Someone Swapped IBM's Quantum Output for /dev/urandom. The Benchmark Didn't Notice.

A provocative experiment is making the rounds in quantum circles. Someone took the bitstrings spat out by an IBM quantum processor and quietly swapped them for output from /dev/urandom — the boring pseudo-random number generator that ships with every Linux box. The verification pipeline didn’t blink. It passed.

What Are We Actually Measuring?

The headline pitch for quantum computing has always been quantum supremacy: calculations that would take a classical computer tens of thousands of years, finished in seconds. IBM, Google, Quantinuum — every year another press release, another qubit count, another circuit depth record.

The harder question is how you verify any of it. Quantum output is fundamentally probabilistic. You run the same circuit thousands of times, collect bitstrings, and use statistical tests to check whether the distribution matches what theory predicts. The catch: once your circuit is complex enough, the predicted distribution starts looking awfully close to uniform.

Why a Linux RNG Passing Is Embarrassing

Enter the experiment. Instead of feeding the verifier real hardware samples, the researcher piped in pseudo-random bits from /dev/urandom. The statistical battery returned a clean pass.

/dev/urandom is not a quantum device. It’s a deterministic algorithm running on a CPU, seeded from system entropy. If a verifier can’t tell that apart from a state-of-the-art superconducting qubit array, what exactly has the verifier been certifying? The issue isn’t that quantum computers are fake. It’s that the benchmark has almost no discriminating power. Sampling from a near-uniform distribution is something any halfway-decent RNG can do.

The Money Versus the Receipts

The quantum sector has hoovered up serious capital over the last five years. Government programs, Big Tech R&D budgets, VC rounds — total commitments are well into the tens of billions globally. Ask which practical workload a quantum computer has demonstrably crushed a classical one on, and the room gets quiet.

Cryptography? RSA-2048 is nowhere near broken. Drug discovery simulations? Classical methods on GPU clusters still win. Combinatorial optimization? D-Wave has been promising for over a decade. What’s left is “random circuit sampling,” and that’s exactly the benchmark this experiment just put a dent in.

Real Progress Is Still Real

To be fair: quantum computing is real science on real hardware, and the field is genuinely progressing. Qubit counts are climbing. Error correction is moving from theory to lab demos. Google’s logical qubit results and IBM’s surface code experiments over the past year were legitimate milestones — incremental, but legitimate.
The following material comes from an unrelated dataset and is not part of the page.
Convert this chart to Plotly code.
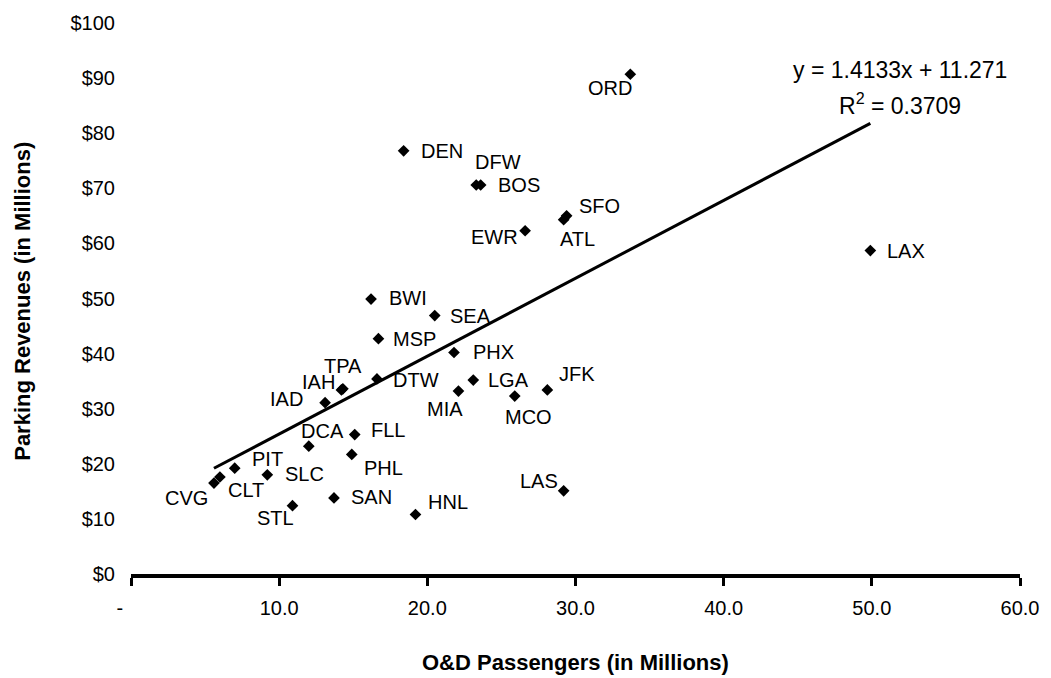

The disconnect is between what marketing claims today and what the science has actually shown. Conference keynotes shout “quantum supremacy achieved.” Whether that supremacy is over a useful task, or over a statistical artifact that a 1990s-era RNG can mimic, is still an open argument.

The Skepticism We Should Bring

The /dev/urandom stunt isn’t an attempt to bury quantum. It’s the kind of self-check the field needs more of. What’s missing is benchmarks that meaningfully distinguish quantum behavior from classical noise, demonstrations on tasks classical machines genuinely cannot touch, and language that separates a research milestone from a fundraising slide.

Next time you see a quantum announcement, it’s worth asking the quiet question: did a quantum effect actually do this work, or did a very expensive random number generator? In 2026, that kind of skepticism isn’t cynicism. It’s hygiene.